If security, compliance, and infrastructure ownership are more important, Coder is likely the stronger candidate. It gives platform teams the ability to define environments while keeping workloads inside approved infrastructure. For companies with serious governance requirements, this distinction matters.
If your team wants portability and does not want to depend heavily on one vendor, DevPod is worth testing. If developer productivity depends on advanced JetBrains tooling, then JetBrains remote development may offer the best daily experience. For AWS-heavy teams, AWS Cloud9 can still be useful, especially for cloud-adjacent tasks.
Final Recommendation
For most modern software teams, the shortlist should begin with GitHub Codespaces, Coder, and DevPod. Codespaces is the most convenient managed option for GitHub users. Coder is the most compelling enterprise alternative when control, security, and self-hosting are priorities. DevPod is attractive for teams that value openness and portability.

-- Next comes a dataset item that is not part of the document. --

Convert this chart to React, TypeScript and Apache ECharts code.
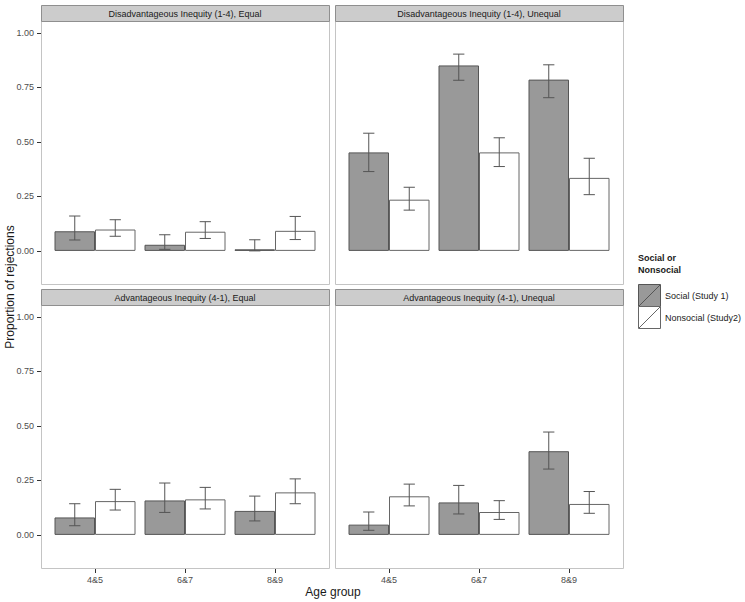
import React, { useEffect, useRef } from "react";
import * as echarts from "echarts";

const categories = ["4&5", "6&7", "8&9"];
const panelTitles = [
  "Disadvantageous Inequity (1-4), Equal",
  "Disadvantageous Inequity (1-4), Unequal",
  "Advantageous Inequity (4-1), Equal",
  "Advantageous Inequity (4-1), Unequal",
];
const seriesNames = ["Social (Study 1)", "Nonsocial (Study2)"];
const yTicks = [0, 0.25, 0.5, 0.75, 1];
const yTickLabels = ["0.00", "0.25", "0.50", "0.75", "1.00"];

// Disadvantageous, Equal
const disEqualSocial = [0.09, 0.028, 0.007];
const disEqualSocialLo = [0.05, 0.007, 0.0];
const disEqualSocialHi = [0.16, 0.074, 0.051];
const disEqualNonsocial = [0.098, 0.088, 0.092];
const disEqualNonsocialLo = [0.067, 0.057, 0.052];
const disEqualNonsocialHi = [0.143, 0.134, 0.158];

// Disadvantageous, Unequal
const disUnequalSocial = [0.452, 0.851, 0.786];
const disUnequalSocialLo = [0.364, 0.783, 0.703];
const disUnequalSocialHi = [0.54, 0.903, 0.854];
const disUnequalNonsocial = [0.235, 0.452, 0.335];
const disUnequalNonsocialLo = [0.187, 0.387, 0.258];
const disUnequalNonsocialHi = [0.292, 0.519, 0.425];

// Advantageous, Equal
const advEqualSocial = [0.08, 0.158, 0.11];
const advEqualSocialLo = [0.042, 0.103, 0.064];
const advEqualSocialHi = [0.143, 0.238, 0.178];
const advEqualNonsocial = [0.155, 0.163, 0.195];
const advEqualNonsocialLo = [0.114, 0.119, 0.143];
const advEqualNonsocialHi = [0.209, 0.218, 0.257];

// Advantageous, Unequal
const advUnequalSocial = [0.047, 0.149, 0.384];
const advUnequalSocialLo = [0.021, 0.096, 0.302];
const advUnequalSocialHi = [0.105, 0.227, 0.472];
const advUnequalNonsocial = [0.177, 0.105, 0.142];
const advUnequalNonsocialLo = [0.133, 0.071, 0.099];
const advUnequalNonsocialHi = [0.233, 0.157, 0.199];

const panels = [
  { social: [disEqualSocial, disEqualSocialLo, disEqualSocialHi], nonsocial: [disEqualNonsocial, disEqualNonsocialLo, disEqualNonsocialHi] },
  { social: [disUnequalSocial, disUnequalSocialLo, disUnequalSocialHi], nonsocial: [disUnequalNonsocial, disUnequalNonsocialLo, disUnequalNonsocialHi] },
  { social: [advEqualSocial, advEqualSocialLo, advEqualSocialHi], nonsocial: [advEqualNonsocial, advEqualNonsocialLo, advEqualNonsocialHi] },
  { social: [advUnequalSocial, advUnequalSocialLo, advUnequalSocialHi], nonsocial: [advUnequalNonsocial, advUnequalNonsocialLo, advUnequalNonsocialHi] },
];

const FONT = "Liberation Sans, Arial, sans-serif";
const SOCIAL_FILL = "#999999";
const SOCIAL_STROKE = "#555555";
const NON_FILL = "#ffffff";
const NON_STROKE = "#666666";
const ERR_COLOR = "#555555";
const BORDER = "#c4c4c4";
const TICK = "#333333";
const Y_MIN = -0.152;
const Y_MAX = 1.055;

export default function App() {
  const ref = useRef<HTMLDivElement>(null);

  useEffect(() => {
    if (!ref.current) return;
    const chart = echarts.init(ref.current, undefined, { renderer: "svg" });

    const panelX = [41, 335];
    const panelW = 288;
    const stripTop = [5, 289];
    const stripH = 16;
    const bodyH = 263;
    const pad = 9; // ggplot discrete expansion (0.1 band each side)

    const grids: any[] = [];
    const xAxes: any[] = [];
    const yAxes: any[] = [];
    const series: any[] = [];
    const graphics: any[] = [];

    panels.forEach((p, i) => {
      const col = i % 2;
      const row = Math.floor(i / 2);
      const x0 = panelX[col];
      const sTop = stripTop[row];
      const bTop = sTop + stripH;

      grids.push({ left: x0 + pad, top: bTop, width: panelW - 2 * pad, height: bodyH, containLabel: false });

      graphics.push({
        type: "rect",
        shape: { x: x0 + 0.5, y: bTop + 0.5, width: panelW, height: bodyH },
        style: { fill: "none", stroke: BORDER, lineWidth: 1 },
        z: 1,
      });
      graphics.push({
        type: "rect",
        shape: { x: x0 + 0.5, y: sTop + 0.5, width: panelW, height: stripH },
        style: { fill: "#cccccc", stroke: "#8f8f8f", lineWidth: 1 },
        z: 1,
      });
      graphics.push({
        type: "text",
        x: x0 + panelW / 2,
        y: sTop + stripH / 2 + 1,
        style: { text: panelTitles[i], font: `9px ${FONT}`, fill: "#1a1a1a", align: "center", verticalAlign: "middle" },
        z: 2,
      });

      xAxes.push({
        type: "category",
        gridIndex: i,
        data: categories,
        boundaryGap: true,
        axisLine: { show: false },
        axisTick: { show: false },
        axisLabel: { show: row === 1, fontSize: 9, color: "#4d4d4d", fontFamily: FONT, margin: 7 },
        splitLine: { show: false },
      });

      yAxes.push({
        type: "value",
        gridIndex: i,
        min: Y_MIN,
        max: Y_MAX,
        offset: pad,
        axisLine: { show: false },
        axisTick: { show: false },
        axisLabel: {
          show: col === 0,
          customValues: yTicks,
          fontSize: 9,
          color: "#4d4d4d",
          fontFamily: FONT,
          margin: 7,
          formatter: (v: number) => {
            const k = yTicks.indexOf(v);
            return k >= 0 ? yTickLabels[k] : "";
          },
        },
        splitLine: { show: false },
      });

      const groups = [
        { d: p.social, fill: SOCIAL_FILL, stroke: SOCIAL_STROKE, name: seriesNames[0], side: -1 },
        { d: p.nonsocial, fill: NON_FILL, stroke: NON_STROKE, name: seriesNames[1], side: 1 },
      ];
      groups.forEach((g) => {
        series.push({
          type: "bar",
          name: g.name,
          xAxisIndex: i,
          yAxisIndex: i,
          data: g.d[0],
          barGap: "0%",
          barCategoryGap: "10%",
          itemStyle: { color: g.fill, borderColor: g.stroke, borderWidth: 1 },
          z: 2,
        });
      });
      groups.forEach((g) => {
        series.push({
          type: "custom",
          xAxisIndex: i,
          yAxisIndex: i,
          z: 3,
          data: categories.map((_, k) => [k, g.d[1][k], g.d[2][k]]),
          renderItem: (params: any, api: any) => {
            const idx = api.value(0);
            const lo = api.coord([idx, api.value(1)]);
            const hi = api.coord([idx, api.value(2)]);
            const band = api.size([1, 0])[0];
            const x = lo[0] + g.side * band * 0.225;
            const hw = band * 0.0625;
            const st = { stroke: ERR_COLOR, lineWidth: 1 };
            return {
              type: "group",
              children: [
                { type: "line", shape: { x1: x, y1: lo[1], x2: x, y2: hi[1] }, style: st },
                { type: "line", shape: { x1: x - hw, y1: lo[1], x2: x + hw, y2: lo[1] }, style: st },
                { type: "line", shape: { x1: x - hw, y1: hi[1], x2: x + hw, y2: hi[1] }, style: st },
              ],
            };
          },
        });
      });

      // y ticks (left panels)
      if (col === 0) {
        series.push({
          type: "custom",
          xAxisIndex: i,
          yAxisIndex: i,
          silent: true,
          clip: false,
          z: 5,
          data: yTicks.map((v) => [0, v]),
          renderItem: (params: any, api: any) => {
            const c = api.coord([0, api.value(1)]);
            const left = params.coordSys.x - pad;
            const yy = Math.round(c[1]) + 0.5;
            return { type: "line", shape: { x1: left - 4, y1: yy, x2: left, y2: yy }, style: { stroke: TICK, lineWidth: 1 } };
          },
        });
      }
      // x ticks (bottom panels)
      if (row === 1) {
        series.push({
          type: "custom",
          xAxisIndex: i,
          yAxisIndex: i,
          silent: true,
          clip: false,
          z: 5,
          data: categories.map((_, k) => [k, Y_MIN]),
          renderItem: (params: any, api: any) => {
            const c = api.coord([api.value(0), api.value(1)]);
            const xx = Math.round(c[0]) + 0.5;
            return { type: "line", shape: { x1: xx, y1: c[1] + 1, x2: xx, y2: c[1] + 5 }, style: { stroke: TICK, lineWidth: 1 } };
          },
        });
      }
    });

    graphics.push({
      type: "text",
      x: 333,
      y: 592,
      style: { text: "Age group", font: `12px ${FONT}`, fill: "#1a1a1a", align: "center", verticalAlign: "middle" },
    });
    graphics.push({
      type: "text",
      x: 10,
      y: 287,
      rotation: Math.PI / 2,
      style: { text: "Proportion of rejections", font: `12px ${FONT}`, fill: "#1a1a1a", align: "center", verticalAlign: "middle" },
    });

    const lx = 638;
    graphics.push({
      type: "text",
      x: lx,
      y: 264,
      style: { text: "Social or\nNonsocial", font: `bold 9px ${FONT}`, fill: "#1a1a1a", align: "left", verticalAlign: "middle", lineHeight: 12 },
    });
    const keys = [
      { y: 284, fill: SOCIAL_FILL, stroke: SOCIAL_STROKE, label: seriesNames[0] },
      { y: 306, fill: NON_FILL, stroke: NON_STROKE, label: seriesNames[1] },
    ];
    keys.forEach((k) => {
      graphics.push({
        type: "rect",
        shape: { x: lx + 0.5, y: k.y + 0.5, width: 22, height: 22 },
        style: { fill: k.fill, stroke: k.stroke, lineWidth: 1 },
      });
      graphics.push({
        type: "line",
        shape: { x1: lx + 1, y1: k.y + 22, x2: lx + 22, y2: k.y + 1 },
        style: { stroke: k.stroke, lineWidth: 1 },
      });
      graphics.push({
        type: "text",
        x: lx + 27,
        y: k.y + 12,
        style: { text: k.label, font: `9px ${FONT}`, fill: "#1a1a1a", align: "left", verticalAlign: "middle" },
      });
    });

    chart.setOption({
      animation: false,
      backgroundColor: "#ffffff",
      grid: grids,
      xAxis: xAxes,
      yAxis: yAxes,
      series,
      graphic: graphics,
    });

    return () => chart.dispose();
  }, []);

  return <div ref={ref} style={{ width: 745, height: 602, position: "absolute", left: 0, top: 0 }} />;
}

Gitpod remains a capable cloud development platform, but the market has matured. The right alternative can improve consistency, reduce onboarding friction, and help engineering teams work securely from anywhere. The most reliable approach is to run a pilot with one or two real projects, measure startup time, developer satisfaction, cost, and administrative effort, then choose the platform that fits your team’s long-term operating model.